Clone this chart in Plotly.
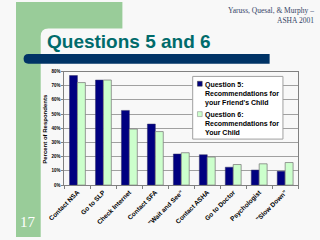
import plotly.graph_objects as go

categories = ["Contact NSA", "Go to SLP", "Check Internet", "Contact SFA", "\"Wait and See\"",
              "Contact ASHA", "Go to Doctor", "Psychologist", "\"Slow Down\""]
q5_values = [0.772, 0.740, 0.526, 0.430, 0.219, 0.214, 0.126, 0.106, 0.097]
q6_values = [0.722, 0.740, 0.395, 0.377, 0.228, 0.198, 0.145, 0.150, 0.159]
q5_name = ["Question 5:", "Recommendations for", "your Friend's Child"]
q6_name = ["Question 6:", "Recommendations for", "Your Child"]
y_ticks = [0, 0.1, 0.2, 0.3, 0.4, 0.5, 0.6, 0.7, 0.8]

W, H = 320, 240
def px(x): return x / W
def py(y): return 1 - y / H

NAVY = "#000080"
LIGHT = "#ccffcc"
GREEN = "#99cc99"
BG = "#f8f8f8"

fig = go.Figure()
fig.add_trace(go.Bar(x=categories, y=q5_values, name=" ".join(q5_name),
                     marker=dict(color=NAVY, line=dict(color="#333366", width=0.5)),
                     showlegend=False))
fig.add_trace(go.Bar(x=categories, y=q6_values, name=" ".join(q6_name),
                     marker=dict(color=LIGHT, line=dict(color="#808080", width=0.8)),
                     showlegend=False))

shapes = []
r = 8
shapes.append(dict(type="path", xref="paper", yref="paper", layer="below",
    path=(f"M 0,1 L {px(112)},1 L {px(112)},{py(27)} L {px(26 + r)},{py(27)} "
          f"Q {px(26)},{py(27)} {px(26)},{py(27 + r)} L {px(26)},0 L 0,0 Z"),
    fillcolor=GREEN, line=dict(width=0)))
shapes.append(dict(type="path", xref="paper", yref="paper", layer="below",
    path=(f"M {px(13)},{py(53)} L {px(267)},{py(53)} L {px(267)},{py(63)} L {px(13)},{py(63)} "
          f"Q {px(8)},{py(63)} {px(8)},{py(58)} Q {px(8)},{py(53)} {px(13)},{py(53)} Z"),
    fillcolor="#003366", line=dict(width=0)))
shapes.append(dict(type="rect", xref="paper", yref="paper", layer="above",
    x0=px(186), x1=px(281), y0=py(140), y1=py(76),
    fillcolor="white", line=dict(color="#a0a0a0", width=1)))
shapes.append(dict(type="rect", xref="paper", yref="paper", layer="above",
    x0=px(191), x1=px(196), y0=py(86), y1=py(81),
    fillcolor=NAVY, line=dict(color="#333333", width=0.5)))
shapes.append(dict(type="rect", xref="paper", yref="paper", layer="above",
    x0=px(191), x1=px(196), y0=py(117), y1=py(112),
    fillcolor=LIGHT, line=dict(color="#808080", width=0.5)))

annotations = []
annotations.append(dict(text="<b>Questions 5 and 6</b>", x=px(31), y=py(40), xref="paper", yref="paper",
    xanchor="left", yanchor="middle", showarrow=False,
    font=dict(family="Liberation Sans, Arial", size=19, color="#006b6b")))
annotations.append(dict(text="Yaruss, Quesal, &amp; Murphy –<br>ASHA 2001", x=px(316), y=py(2),
    xref="paper", yref="paper", xanchor="right", yanchor="top", align="right", showarrow=False,
    font=dict(family="Liberation Serif, Times New Roman", size=7.5, color="#334466")))
annotations.append(dict(text="17", x=px(13), y=py(225), xref="paper", yref="paper",
    xanchor="center", yanchor="middle", showarrow=False,
    font=dict(family="Liberation Serif, Times New Roman", size=15, color="white")))
annotations.append(dict(text="<br>".join(q5_name), x=px(197), y=py(78.5), xref="paper", yref="paper",
    xanchor="left", yanchor="top", align="left", showarrow=False,
    font=dict(family="Liberation Sans, Arial", size=7, color="black", weight="bold")))
annotations.append(dict(text="<br>".join(q6_name), x=px(197), y=py(109.5), xref="paper", yref="paper",
    xanchor="left", yanchor="top", align="left", showarrow=False,
    font=dict(family="Liberation Sans, Arial", size=7, color="black", weight="bold")))
annotations.append(dict(text="Percent of Respondents", x=px(31), y=py(129), xref="paper", yref="paper",
    xanchor="center", yanchor="middle", textangle=-90, showarrow=False,
    font=dict(family="Liberation Sans, Arial", size=6, color="black", weight="bold")))

fig.update_layout(
    width=W, height=H, autosize=False,
    margin=dict(l=0, r=0, t=0, b=0),
    paper_bgcolor=BG, plot_bgcolor=BG,
    barmode="group", bargap=0.39, bargroupgap=0,
    shapes=shapes, annotations=annotations,
    showlegend=False,
    xaxis=dict(domain=[px(51), px(297)], showline=True, linecolor="#808080", linewidth=1,
               mirror=True, ticks="outside", tickson="boundaries", ticklen=3, tickcolor="#808080",
               tickangle=-45, showgrid=False,
               tickfont=dict(family="Liberation Sans, Arial", size=6.5, color="black", weight="bold")),
    yaxis=dict(domain=[py(187), py(71)], range=[0, 0.8], tickvals=y_ticks, tickformat=".0%",
               showline=True, linecolor="#808080", linewidth=1, mirror=True,
               ticks="outside", ticklen=2, tickcolor="#808080",
               showgrid=True, gridcolor="#a0a0a0", gridwidth=1, zeroline=False,
               tickfont=dict(family="Liberation Sans, Arial", size=4.5, color="black", weight="bold")),
)

fig.write_html("out.html")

■ **What is needed**: Transcribe the whole listing exactly. Pictures stay out of your copy.

■ **Task response**:
Clone this chart in Plotly.
import plotly.graph_objects as go

categories = ["Contact NSA", "Go to SLP", "Check Internet", "Contact SFA", "\"Wait and See\"",
              "Contact ASHA", "Go to Doctor", "Psychologist", "\"Slow Down\""]
q5_values = [0.772, 0.740, 0.526, 0.430, 0.219, 0.214, 0.126, 0.106, 0.097]
q6_values = [0.722, 0.740, 0.395, 0.377, 0.228, 0.198, 0.145, 0.150, 0.159]
q5_name = ["Question 5:", "Recommendations for", "your Friend's Child"]
q6_name = ["Question 6:", "Recommendations for", "Your Child"]
y_ticks = [0, 0.1, 0.2, 0.3, 0.4, 0.5, 0.6, 0.7, 0.8]

W, H = 320, 240
def px(x): return x / W
def py(y): return 1 - y / H

NAVY = "#000080"
LIGHT = "#ccffcc"
GREEN = "#99cc99"
BG = "#f8f8f8"

fig = go.Figure()
fig.add_trace(go.Bar(x=categories, y=q5_values, name=" ".join(q5_name),
                     marker=dict(color=NAVY, line=dict(color="#333366", width=0.5)),
                     showlegend=False))
fig.add_trace(go.Bar(x=categories, y=q6_values, name=" ".join(q6_name),
                     marker=dict(color=LIGHT, line=dict(color="#808080", width=0.8)),
                     showlegend=False))

shapes = []
r = 8
shapes.append(dict(type="path", xref="paper", yref="paper", layer="below",
    path=(f"M 0,1 L {px(112)},1 L {px(112)},{py(27)} L {px(26 + r)},{py(27)} "
          f"Q {px(26)},{py(27)} {px(26)},{py(27 + r)} L {px(26)},0 L 0,0 Z"),
    fillcolor=GREEN, line=dict(width=0)))
shapes.append(dict(type="path", xref="paper", yref="paper", layer="below",
    path=(f"M {px(13)},{py(53)} L {px(267)},{py(53)} L {px(267)},{py(63)} L {px(13)},{py(63)} "
          f"Q {px(8)},{py(63)} {px(8)},{py(58)} Q {px(8)},{py(53)} {px(13)},{py(53)} Z"),
    fillcolor="#003366", line=dict(width=0)))
shapes.append(dict(type="rect", xref="paper", yref="paper", layer="above",
    x0=px(186), x1=px(281), y0=py(140), y1=py(76),
    fillcolor="white", line=dict(color="#a0a0a0", width=1)))
shapes.append(dict(type="rect", xref="paper", yref="paper", layer="above",
    x0=px(191), x1=px(196), y0=py(86), y1=py(81),
    fillcolor=NAVY, line=dict(color="#333333", width=0.5)))
shapes.append(dict(type="rect", xref="paper", yref="paper", layer="above",
    x0=px(191), x1=px(196), y0=py(117), y1=py(112),
    fillcolor=LIGHT, line=dict(color="#808080", width=0.5)))

annotations = []
annotations.append(dict(text="<b>Questions 5 and 6</b>", x=px(31), y=py(40), xref="paper", yref="paper",
    xanchor="left", yanchor="middle", showarrow=False,
    font=dict(family="Liberation Sans, Arial", size=19, color="#006b6b")))
annotations.append(dict(text="Yaruss, Quesal, &amp; Murphy –<br>ASHA 2001", x=px(316), y=py(2),
    xref="paper", yref="paper", xanchor="right", yanchor="top", align="right", showarrow=False,
    font=dict(family="Liberation Serif, Times New Roman", size=7.5, color="#334466")))
annotations.append(dict(text="17", x=px(13), y=py(225), xref="paper", yref="paper",
    xanchor="center", yanchor="middle", showarrow=False,
    font=dict(family="Liberation Serif, Times New Roman", size=15, color="white")))
annotations.append(dict(text="<br>".join(q5_name), x=px(197), y=py(78.5), xref="paper", yref="paper",
    xanchor="left", yanchor="top", align="left", showarrow=False,
    font=dict(family="Liberation Sans, Arial", size=7, color="black", weight="bold")))
annotations.append(dict(text="<br>".join(q6_name), x=px(197), y=py(109.5), xref="paper", yref="paper",
    xanchor="left", yanchor="top", align="left", showarrow=False,
    font=dict(family="Liberation Sans, Arial", size=7, color="black", weight="bold")))
annotations.append(dict(text="Percent of Respondents", x=px(31), y=py(129), xref="paper", yref="paper",
    xanchor="center", yanchor="middle", textangle=-90, showarrow=False,
    font=dict(family="Liberation Sans, Arial", size=6, color="black", weight="bold")))

fig.update_layout(
    width=W, height=H, autosize=False,
    margin=dict(l=0, r=0, t=0, b=0),
    paper_bgcolor=BG, plot_bgcolor=BG,
    barmode="group", bargap=0.39, bargroupgap=0,
    shapes=shapes, annotations=annotations,
    showlegend=False,
    xaxis=dict(domain=[px(51), px(297)], showline=True, linecolor="#808080", linewidth=1,
               mirror=True, ticks="outside", tickson="boundaries", ticklen=3, tickcolor="#808080",
               tickangle=-45, showgrid=False,
               tickfont=dict(family="Liberation Sans, Arial", size=6.5, color="black", weight="bold")),
    yaxis=dict(domain=[py(187), py(71)], range=[0, 0.8], tickvals=y_ticks, tickformat=".0%",
               showline=True, linecolor="#808080", linewidth=1, mirror=True,
               ticks="outside", ticklen=2, tickcolor="#808080",
               showgrid=True, gridcolor="#a0a0a0", gridwidth=1, zeroline=False,
               tickfont=dict(family="Liberation Sans, Arial", size=4.5, color="black", weight="bold")),
)

fig.write_html("out.html")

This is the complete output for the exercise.